# Work to complete
Up to and including the line with "fig = plt.figure(figsize=(7.22, 7.97), dpi=100)", write out the listing from its first line, minus the pictures.

# Information supplied
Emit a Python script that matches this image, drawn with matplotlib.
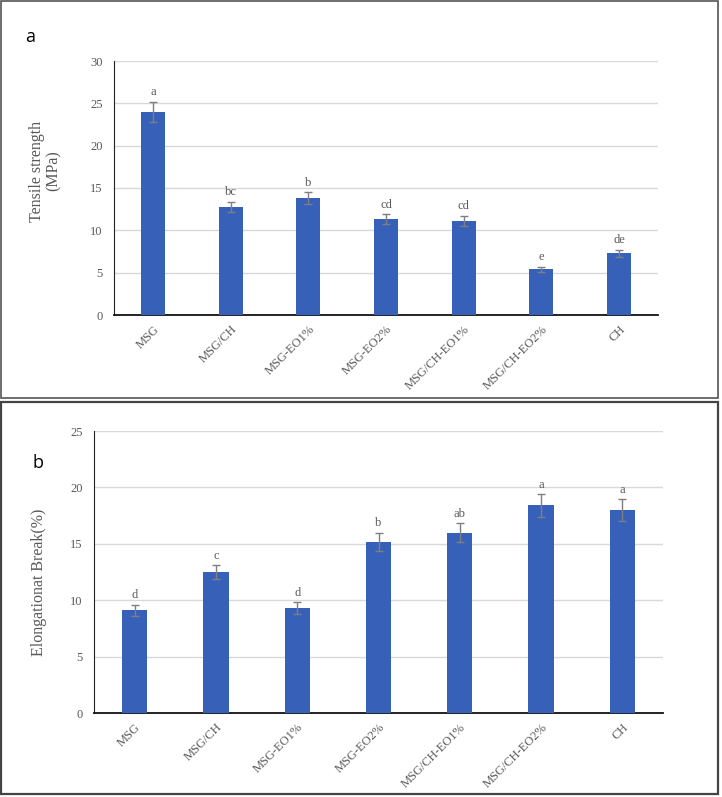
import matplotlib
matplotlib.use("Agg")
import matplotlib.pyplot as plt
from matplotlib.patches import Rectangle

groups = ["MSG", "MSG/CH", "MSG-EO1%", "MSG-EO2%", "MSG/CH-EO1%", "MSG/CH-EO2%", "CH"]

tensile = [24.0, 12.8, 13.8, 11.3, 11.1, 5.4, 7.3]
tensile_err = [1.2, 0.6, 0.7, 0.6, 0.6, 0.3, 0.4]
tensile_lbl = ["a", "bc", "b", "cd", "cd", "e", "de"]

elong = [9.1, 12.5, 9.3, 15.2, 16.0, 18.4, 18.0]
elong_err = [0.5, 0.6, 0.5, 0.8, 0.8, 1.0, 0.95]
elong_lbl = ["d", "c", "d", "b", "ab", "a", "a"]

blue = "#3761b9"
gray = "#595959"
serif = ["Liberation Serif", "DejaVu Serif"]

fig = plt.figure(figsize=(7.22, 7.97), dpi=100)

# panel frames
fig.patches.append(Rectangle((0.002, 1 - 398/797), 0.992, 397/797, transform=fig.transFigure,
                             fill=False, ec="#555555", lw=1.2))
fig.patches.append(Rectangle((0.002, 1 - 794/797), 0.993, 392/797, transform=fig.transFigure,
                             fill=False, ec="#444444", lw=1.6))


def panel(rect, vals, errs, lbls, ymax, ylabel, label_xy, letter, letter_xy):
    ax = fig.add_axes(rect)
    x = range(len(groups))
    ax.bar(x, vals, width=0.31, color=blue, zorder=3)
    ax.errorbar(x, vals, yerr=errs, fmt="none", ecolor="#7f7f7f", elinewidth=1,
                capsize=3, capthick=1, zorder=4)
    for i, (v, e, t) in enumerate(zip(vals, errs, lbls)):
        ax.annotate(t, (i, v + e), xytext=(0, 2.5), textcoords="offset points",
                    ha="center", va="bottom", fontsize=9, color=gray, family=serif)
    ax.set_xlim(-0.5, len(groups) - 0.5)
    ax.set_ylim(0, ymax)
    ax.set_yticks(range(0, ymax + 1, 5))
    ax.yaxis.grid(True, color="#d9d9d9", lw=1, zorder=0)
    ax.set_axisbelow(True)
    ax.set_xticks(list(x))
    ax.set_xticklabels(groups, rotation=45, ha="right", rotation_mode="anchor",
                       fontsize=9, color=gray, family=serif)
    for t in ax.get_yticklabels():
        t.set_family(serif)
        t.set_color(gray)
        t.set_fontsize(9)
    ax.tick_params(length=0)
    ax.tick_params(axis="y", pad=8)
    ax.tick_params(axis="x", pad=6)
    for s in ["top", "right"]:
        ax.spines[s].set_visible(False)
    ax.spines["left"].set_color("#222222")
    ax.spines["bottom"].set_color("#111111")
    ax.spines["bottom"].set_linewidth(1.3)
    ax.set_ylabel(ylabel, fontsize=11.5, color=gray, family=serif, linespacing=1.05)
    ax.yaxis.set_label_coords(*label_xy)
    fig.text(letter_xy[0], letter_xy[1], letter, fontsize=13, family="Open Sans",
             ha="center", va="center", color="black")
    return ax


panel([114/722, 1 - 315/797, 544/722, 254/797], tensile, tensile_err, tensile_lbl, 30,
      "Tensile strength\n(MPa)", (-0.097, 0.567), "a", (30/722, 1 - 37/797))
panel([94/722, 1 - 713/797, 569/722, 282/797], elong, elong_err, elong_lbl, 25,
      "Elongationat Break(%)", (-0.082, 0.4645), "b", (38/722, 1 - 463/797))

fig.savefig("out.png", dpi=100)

# Full solution
Emit a Python script that matches this image, drawn with matplotlib.
import matplotlib
matplotlib.use("Agg")
import matplotlib.pyplot as plt
from matplotlib.patches import Rectangle

groups = ["MSG", "MSG/CH", "MSG-EO1%", "MSG-EO2%", "MSG/CH-EO1%", "MSG/CH-EO2%", "CH"]

tensile = [24.0, 12.8, 13.8, 11.3, 11.1, 5.4, 7.3]
tensile_err = [1.2, 0.6, 0.7, 0.6, 0.6, 0.3, 0.4]
tensile_lbl = ["a", "bc", "b", "cd", "cd", "e", "de"]

elong = [9.1, 12.5, 9.3, 15.2, 16.0, 18.4, 18.0]
elong_err = [0.5, 0.6, 0.5, 0.8, 0.8, 1.0, 0.95]
elong_lbl = ["d", "c", "d", "b", "ab", "a", "a"]

blue = "#3761b9"
gray = "#595959"
serif = ["Liberation Serif", "DejaVu Serif"]

fig = plt.figure(figsize=(7.22, 7.97), dpi=100)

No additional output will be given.